Members of the West Virginia National Guard patrol around the Lincoln Memorial in Washington on Aug. 26, 2025. (Eric Kayne/Stars and Stripes)
WASHINGTON — A complex duty status system for Reserve and National Guard forces would be reduced from about 30 duty statuses to four under a bipartisan bill introduced in the House on Thursday to ensure equitable benefits and pay.
The Duty Status Reform Act seeks to simplify an overly burdensome system that lawmakers blame for major disparities in health care, pay and benefits such as the post-9/11 G.I. bill when troops move from one type of military service to another.
The current framework, a culmination of various congressional patch fixes spanning from World War II to the Global War on Terror, means service members performing similar assignments often receive different benefits.
It also causes interruptions in pay, creates budgeting difficulties that make it harder to correctly allocate resources and complicates the work of commanders who need to quickly and easily call up service members for duty, according to lawmakers.

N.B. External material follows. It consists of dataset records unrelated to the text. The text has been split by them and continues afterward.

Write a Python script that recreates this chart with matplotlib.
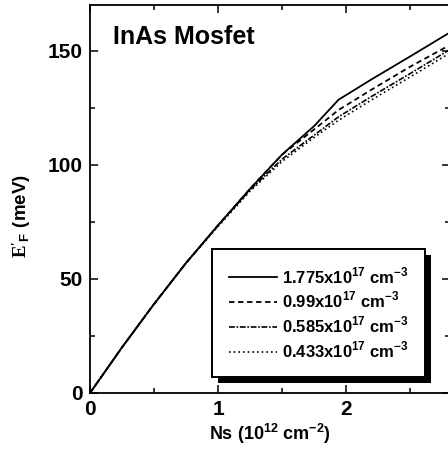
import matplotlib
matplotlib.use("Agg")
from matplotlib import pyplot as plt
from matplotlib.patches import Rectangle
from matplotlib.transforms import IdentityTransform
from matplotlib.ticker import MultipleLocator

plt.rcParams['font.family'] = ['Liberation Sans', 'DejaVu Sans']
plt.rcParams['font.weight'] = 'bold'
plt.rcParams['axes.labelweight'] = 'bold'
plt.rcParams['mathtext.fontset'] = 'custom'
plt.rcParams['mathtext.rm'] = 'Liberation Serif'
plt.rcParams['mathtext.bf'] = 'Liberation Sans:bold'

# Ns (10^12 cm^-2) and E'F (meV)
ns = [0, 0.25, 0.5, 0.75, 1.0, 1.25, 1.5, 1.75, 1.94, 2.2, 2.5, 2.81]
ef_1775 = [0, 20, 39, 57, 73.5, 89.5, 104.5, 117, 128.5, 137.5, 147.5, 158]
ef_099 = [0, 20, 39, 57, 73.5, 89.5, 104.5, 115.5, 124, 133, 143, 152.5]
ef_0585 = [0, 20, 39, 57, 73.5, 89, 102.5, 113, 121, 130, 140, 150.5]
ef_0433 = [0, 20, 39, 57, 73, 88.5, 101.5, 112, 119.5, 128.5, 138.5, 149]

labels = [r"1.775x10$^{\mathbf{17}}$ cm$^{\mathbf{-3}}$",
          r"0.99x10$^{\mathbf{17}}$ cm$^{\mathbf{-3}}$",
          r"0.585x10$^{\mathbf{17}}$ cm$^{\mathbf{-3}}$",
          r"0.433x10$^{\mathbf{17}}$ cm$^{\mathbf{-3}}$"]

fig = plt.figure(figsize=(4.48, 4.55), dpi=100)
ax = fig.add_axes([90 / 448, 1 - 393 / 455, 360 / 448, 388 / 455])

ax.plot(ns, ef_1775, color='k', lw=1.3, ls='-', label=labels[0])
ax.plot(ns, ef_099, color='k', lw=1.3, ls=(0, (3, 2)), label=labels[1])
ax.plot(ns, ef_0585, color='k', lw=1.2, ls=(0, (3.5, 1, 1, 1)), label=labels[2])
ax.plot(ns, ef_0433, color='k', lw=1.2, ls=(0, (1, 1.8)), label=labels[3])

ax.set_xlim(0, 2.81)
ax.set_ylim(0, 170)
ax.xaxis.set_major_locator(MultipleLocator(1))
ax.xaxis.set_minor_locator(MultipleLocator(0.5))
ax.yaxis.set_major_locator(MultipleLocator(50))
ax.yaxis.set_minor_locator(MultipleLocator(25))
ax.tick_params(which='both', direction='in', top=True, right=True, width=1.1,
               labelsize=15, pad=5)
ax.tick_params(which='major', length=6)
ax.tick_params(which='minor', length=3.5)
for s in ax.spines.values():
    s.set_linewidth(1.3)

ax.set_xlabel(r"Ns (10$^{\mathbf{12}}$ cm$^{\mathbf{-2}}$)", fontsize=13,
              fontweight='bold', labelpad=2)
ax.set_ylabel(r"$\mathrm{E'}_{\mathbf{F}}$ (meV)", fontsize=13.5, fontweight='bold')
ax.yaxis.set_label_coords(-0.157, 0.456)

ax.text(0.064, 0.918, "InAs Mosfet", transform=ax.transAxes, fontsize=18,
        fontweight='bold', va='center', ha='left')

leg = ax.legend(loc='lower left', bbox_to_anchor=(0.339, 0.041), borderaxespad=0,
                prop={'size': 12, 'weight': 'bold'}, handlelength=2.9,
                handletextpad=0.3, labelspacing=0.25, borderpad=1.0,
                fancybox=False, framealpha=1, edgecolor='k')
leg.get_frame().set_linewidth(1.4)
leg.set_zorder(5)

# heavy black drop shadow behind the legend box
fig.canvas.draw()
bb = leg.get_window_extent()
shadow = Rectangle((bb.x0 + 6, bb.y0 - 6), bb.width, bb.height, transform=IdentityTransform(),
                   facecolor='k', edgecolor='none', zorder=4)
ax.add_artist(shadow)

fig.savefig("out.png", dpi=100)
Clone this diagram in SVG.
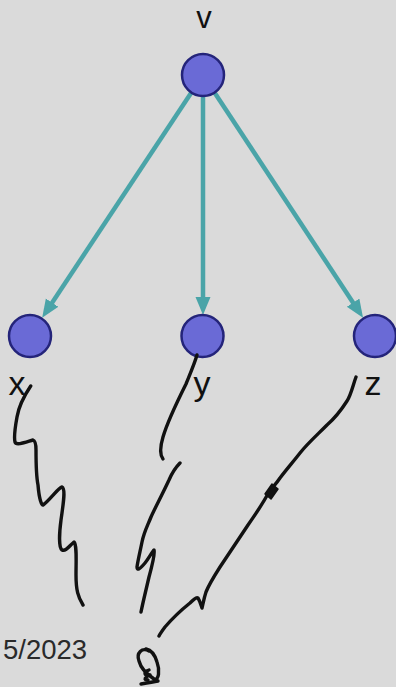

Rep. Gil Cisneros, D-Calif., said efforts to resolve the issue began more than 20 years ago and continued during his tenure as an undersecretary overseeing the military’s personnel and readiness in former President Joe Biden’s Defense Department.
“This was my No. 1 priority returning to Congress,” said Cisneros, a Navy veteran who served in the House from 2019 to 2021 and returned in 2025. “Having worked on this issue during my time at the Pentagon, I learned about the complexity of the current duty status system and how it hurts our readiness and quality of life for service members.”
The bill proposes creating four broad service categories: Contingency Duty, Training and Support, Reserve Component Duty and Remote Assignments.
Contingency duty covers deployments for missions such as responding to a national emergency or a natural disaster. Training and support includes required training, administrative assignments and support to reserve units. Reserve component duty represents traditional partial-day reserve service. Remote assignments refer to online learning and other virtual duties.
Rep. Jack Bergman, R-Mich., described the legislation as “common sense” and said it cuts through “decades of red tape” to ensure members of the Reserve and National Guard get “consistent benefits, clear orders and the support they’ve earned.”
In addition to Bergman and Cisneros, the bill is also co-sponsored by Reps. Ted Lieu, D-Calif., and Sam Graves, R-Mo.
Several military organizations have endorsed the measure. The National Guard Association of the United States said it would clean up nearly 300 laws, save taxpayer dollars, clear up confusion for service members and remove administrative burdens.
When statuses are clear, pay is timely and health care coverage is continuous “commanders can focus on the mission instead of paperwork,” said Francis M. McGinn, a retired Massachusetts Army National Guard two-star general who now serves as president of the National Guard association.
“That will be the result of this legislation,” he said.